3. ​​Connection and Anchoring:​​ When connecting to surrounding structures (e.g., concrete), ​​expansion bolts and steel plate pressure strips​​ are often used for anchoring. Sealants like emulsified asphalt should be applied at the connection points to prevent leakage.
4. ​​Protective Layer Covering:​​ After laying, promptly cover with a ​​protective layer​​ (e.g., fine sand, clay, thickness not less than 30cm). Then, place block stones or concrete prefabricated blocks on top as an erosion protection layer. Avoid direct impact or heavy objects falling on the geomembrane during construction.
5. ​​Welding Technology:​​ For large-area laying requiring splicing, ​​thermal welding technology​​ is typically used for joining to ensure seam sealing.

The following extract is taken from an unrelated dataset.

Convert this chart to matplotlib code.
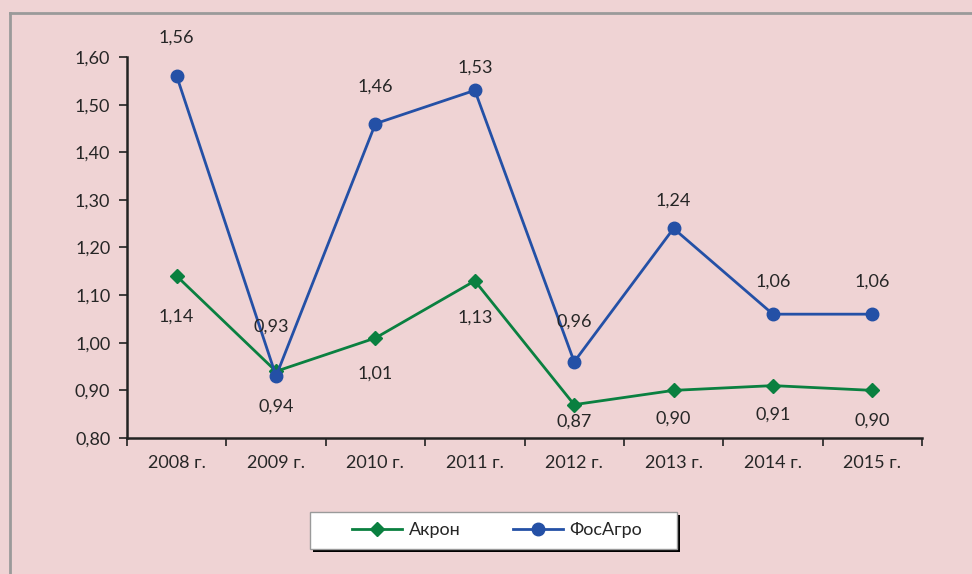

How to Choose the Right Composite Geomembrane?

Selection requires comprehensive consideration of engineering requirements and product performance:

• ​​Define Engineering Needs:​​ Determine the required material's ​​mechanical indicators​​ (e.g., tensile strength, tear strength) and ​​physical indicators​​ (e.g., membrane thickness, geotextile area weight) based on the anti-seepage grade, withstandable water pressure, foundation conditions, and presence of chemical corrosion.
• ​​Refer to Design Standards:​​ Follow the requirements for material specifications, models, and execution standards in the engineering design drawings.
• ​​Common Specification Reference:​​
• ​​One cloth one membrane:​​ Base cloth approximately 200-1000g/㎡, membrane thickness 0.1-1.5mm.
• ​​Two cloths one membrane:​​ Base cloth approximately 80-600g/㎡, membrane thickness 0.2-1.5mm. A common example is 900g two cloths one membrane (where the total weight of the geotextile is 400g, and the HDPE membrane thickness is 0.5mm).
• ​​Emphasize Material Quality:​​ Choose reputable manufacturers and pay attention to the material's ​​durability, aging resistance, and uniformity​​.

Conclusion

Through clever material composition, composite geomembranes integrate multiple functions such as seepage prevention, drainage, reinforcement, and protection into one, providing an efficient and reliable solution for modern civil engineering. With the advancement of material technology and increasing engineering demands, the performance of composite geomembranes will continue to optimize, and their application fields will further expand, continuing to play an indispensable role in building safe, green, and sustainable infrastructure for humanity.